The film is set at a lovely, isolated lake where the sole dwelling is a hermitage-houseboat inhabited by an aging monk (Oh Young-soo). The quiet, ruminative narrative is, as the title indicates, divided into four sections, set in the different seasons and at various times. In the first, during a radiant spring, the monk teaches his young charge (Kim Jong-ho) to respect the natural order by forcing the boy to undergo pain similar to that he has inflicted on animals. In the next, during a summer years later, the boy, now on the cusp of manhood (Seo Jae-kyung), is aroused by a young girl (HaYeo-jin) whose mother (Kim Jung-young) has brought her to the monastery for a spiritual cure, and he leaves the place, apparently to follow her home. The third section, to which the word “fall” applies in more than one sense, shows the now-grown man (Kim Young-min) returning to the monastery a hunted criminal and undergoing a cleansing ritual before returning to the outside world to accept his punishment. In the final segment, the man, now in middle-age (writer-director Kim Ki-duk), returns to the monastery, which is deserted and locked in the wintry, ice-covered lake; he essentially replaces his departed master. A shrouded woman brings an infant to the monastery and, in leaving, falls through the ice to her death, and the restored monk becomes mentor to the child, beginning the process anew.

Though portrayed in Buddhist terms, the tale is clearly the equivalent of the Biblical story of paradise, temptation, fall, repentance and redemption, and for the most part it’s told with unforced elegance and quiet authority. Baek Dong-hyeon’s camerawork is gorgeous, capturing the beauty of the landscape with uncommon skill, and the cast succeed in portraying types without denuding the characters of humanity. (Kim Young-min comes across a bit too forcefully in the “Fall” segment, but it’s a minor blemish.) Kim Ki-duk manages to invest a tale which might have easily descended into schematic didacticism with real emotional power, giving viewers not only a splendid surface in which to luxuriate but a moving argument as well.
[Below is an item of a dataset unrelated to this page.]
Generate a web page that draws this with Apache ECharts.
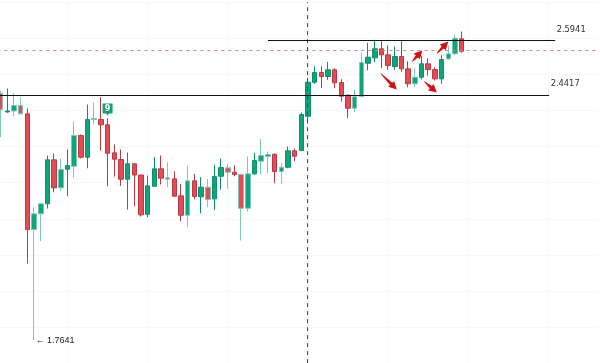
<!DOCTYPE html>
<html><head><meta charset="utf-8">
<style>html,body{margin:0;padding:0;background:#fff}#c{width:600px;height:363px}</style>
<script src="https://cdn.jsdelivr.net/npm/echarts@6/dist/echarts.min.js"></script>
</head><body><div id="c"></div>
<script>
const opens = [2.4480,2.3961,2.3989,2.4139,2.3909,2.0703,2.1138,2.1416,2.2635,2.1859,2.2374,2.2457,2.3308,2.2707,2.3752,2.3752,2.3605,2.2829,2.2643,2.2097,2.2524,2.2214,2.1127,2.1903,2.2385,2.2136,2.2108,2.1637,2.1100,2.2053,2.1610,2.1876,2.1554,2.2180,2.2413,2.2291,2.2227,2.1294,2.2247,2.2596,2.2726,2.2790,2.2311,2.2430,2.2884,2.2892,2.3843,2.4785,2.5054,2.4943,2.5129,2.4777,2.4425,2.4065,2.4389,2.5312,2.5461,2.5710,2.5544,2.5220,2.5497,2.5156,2.4741,2.4924,2.5295,2.5137,2.4879,2.5433,2.5572,2.5988];
const closes = [2.4020,2.3989,2.4139,2.3909,2.0703,2.1138,2.1416,2.2635,2.1859,2.2366,2.2477,2.3308,2.2707,2.3752,2.3779,2.3605,2.2818,2.2651,2.2097,2.2524,2.2214,2.1111,2.1914,2.2385,2.2125,2.2097,2.1626,2.1100,2.2053,2.1618,2.1876,2.1535,2.2172,2.2421,2.2291,2.2227,2.1294,2.2247,2.2615,2.2754,2.2782,2.2311,2.2430,2.2884,2.2735,2.3890,2.4785,2.5054,2.4943,2.5129,2.4768,2.4397,2.4065,2.4381,2.5331,2.5478,2.5710,2.5544,2.5248,2.5497,2.5156,2.4741,2.4924,2.5295,2.5137,2.4879,2.5414,2.5572,2.6004,2.5644];
const lows = [2.3261,2.3942,2.3843,2.3909,1.9761,1.7641,2.0379,2.1285,2.1737,2.1765,2.1626,2.2144,2.2671,2.2402,2.3613,2.2892,2.1903,2.2172,2.1914,2.1258,2.1349,2.1064,2.1044,2.1895,2.1950,2.1876,2.1618,2.0933,2.0767,2.1543,2.1155,2.1321,2.1249,2.1803,2.1831,2.2180,2.0399,2.1202,2.2219,2.2227,2.2263,2.1986,2.1970,2.2402,2.2596,2.2879,2.3641,2.4741,2.4630,2.4852,2.4619,2.4250,2.3788,2.3961,2.4370,2.5109,2.5339,2.5173,2.5129,2.5129,2.5062,2.4647,2.4647,2.4860,2.4971,2.4832,2.4741,2.5406,2.5544,2.5600];
const highs = [2.4555,2.4611,2.4480,2.4369,2.4056,2.1321,2.1424,2.2754,2.2809,2.2671,2.2920,2.3696,2.3336,2.4167,2.4223,2.4369,2.3788,2.3059,2.2920,2.2837,2.2541,2.2227,2.2200,2.2707,2.2754,2.2568,2.2319,2.1970,2.2477,2.2247,2.2153,2.2108,2.2496,2.2671,2.2524,2.2477,2.2247,2.2726,2.2829,2.3217,2.2865,2.2809,2.2541,2.3003,2.2948,2.3945,2.4915,2.5228,2.5228,2.5350,2.5173,2.4868,2.4444,2.4574,2.5600,2.5877,2.5960,2.5921,2.5802,2.5774,2.5921,2.5367,2.5165,2.5525,2.5450,2.5201,2.5544,2.5802,2.6107,2.6190];
const softWicks = [0,2,3,5,6,9,11,14,25,28,31,34,36,37,39,40,42,53,54,62,67,68];
const categoryCount = 90;
const categories = Array.from({length: categoryCount}, (_, i) => String(i));
const resistance = [[40, 2.5941], [83, 2.5941]];
const support = [[-0.5, 2.4417], [82.1, 2.4417]];
const priceLine = [[-0.5, 2.5664], [89.5, 2.5664]];
const crosshair = [[45.93, 1.7], [45.93, 2.7]];
const arrows = [[56.9,2.5026,59.3,2.4583],[61.6,2.5359,63.1,2.5664],[63.4,2.4804,65.3,2.4500],[65.3,2.5580,67,2.5913]];
const lowLabel = '← 1.7641';
const GREEN='#0fa57c', GREEN_B='#0c8f6b', RED='#e34b55', RED_B='#b93a45';
const candles = opens.map((o,i)=>{
  const item={value:[o,closes[i],lows[i],highs[i]]};
  if(softWicks.includes(i)) item.itemStyle={borderColor:'#7cc8b3',borderColor0:'#e59aa1'};
  return item;
});
const chart = echarts.init(document.getElementById('c'), null, {renderer:'canvas'});
const levelLabel = {show:true,position:'right',distance:1,fontFamily:'DejaVu Sans',fontSize:8.3,color:'#333'};
const hiddenDot = {symbol:'circle',symbolSize:1,itemStyle:{color:'rgba(0,0,0,0)'}};
chart.setOption({
  animation:false,
  backgroundColor:'#fff',
  grid:{left:-2.64,width:601.2,top:2.3,height:360.9,containLabel:false,outerBoundsMode:'none'},
  xAxis:[
    {type:'category',data:categories,boundaryGap:true,
     axisLine:{show:false},axisTick:{show:false},axisLabel:{show:false},
     splitLine:{show:true,alignWithLabel:true,interval:(i)=>i%12===10,lineStyle:{color:'#f7f7f7',width:1}}},
    {type:'value',min:-0.5,max:89.5,show:false,splitLine:{show:false}}
  ],
  yAxis:{type:'value',min:1.7,max:2.7,interval:0.1,
    axisLine:{show:false},axisTick:{show:false},axisLabel:{show:false},
    splitLine:{show:true,lineStyle:{color:'#f7f7f7',width:1}}},
  series:[
    {type:'candlestick',data:candles,barWidth:5,xAxisIndex:0,
     itemStyle:{color:GREEN,color0:RED,borderColor:GREEN_B,borderColor0:RED_B,borderWidth:1},
     markPoint:{silent:true,data:[
       {coord:[16,2.4029],symbol:'path://M0 0H10V10H6.5L5 12L3.5 10H0Z',symbolSize:[10,12],
        itemStyle:{color:'#12a07e'},label:{show:true,formatter:'9',color:'#fff',fontSize:8,fontFamily:'DejaVu Sans',fontWeight:'bold',position:'inside',offset:[0,-1]}},
       {coord:[5,1.7641],...hiddenDot,
        label:{show:true,formatter:lowLabel,position:'right',distance:1,color:'#222',fontSize:9,fontFamily:'Liberation Sans'}}
     ]}},
    {type:'line',xAxisIndex:1,data:priceLine,symbol:'none',lineStyle:{color:'#dc8088',width:1,type:[3,4]},z:3},
    {type:'line',xAxisIndex:1,data:crosshair,symbol:'none',lineStyle:{color:'#444',width:1,type:[4,4]},z:3},
    {type:'line',xAxisIndex:1,data:resistance,symbol:'none',lineStyle:{color:'#111',width:1},z:4,
     markPoint:{silent:true,data:[{coord:resistance[1],...hiddenDot,label:{...levelLabel,formatter:'2.5941',offset:[0,-11]}}]}},
    {type:'line',xAxisIndex:1,data:support,symbol:'none',lineStyle:{color:'#111',width:1},z:4,
     markPoint:{silent:true,data:[{coord:support[1],...hiddenDot,label:{...levelLabel,formatter:'2.4417',offset:[0,-12]}}]}},
    {type:'custom',xAxisIndex:1,data:arrows,encode:{x:0,y:1},z:5,silent:true,clip:false,
     renderItem(params,api){
       const a=api.coord([api.value(0),api.value(1)]), b=api.coord([api.value(2),api.value(3)]);
       const dx=b[0]-a[0], dy=b[1]-a[1], L=Math.hypot(dx,dy), ux=dx/L, uy=dy/L, nx=-uy, ny=ux;
       const neck=[b[0]-ux*8,b[1]-uy*8];
       const pts=[[a[0]+nx*.3,a[1]+ny*.3],[neck[0]+nx*1.6,neck[1]+ny*1.6],[neck[0]+nx*4.2,neck[1]+ny*4.2],b,
                  [neck[0]-nx*4.2,neck[1]-ny*4.2],[neck[0]-nx*1.6,neck[1]-ny*1.6],[a[0]-nx*.3,a[1]-ny*.3]];
       return {type:'polygon',shape:{points:pts},style:{fill:'#cf1414'}};
     }}
  ]
});
</script></body></html>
And he’s intelligent enough to realize that occasional doses of earthy humor help to moderate what could come across as preachy; the two cops who show up to drag the young monk back to civilization to answer the charges against him provide fine comic relief at exactly the right time.

Austere in style but deeply humane in its outlook, “Spring, Summer, Fall, Winter…and Spring” is a rare achievement. The worst thing about it, in fact, is probably that unwieldy title. But don’t let it–or the fact that it’s in Korean with subtitles–deter you from seeing this remarkable film.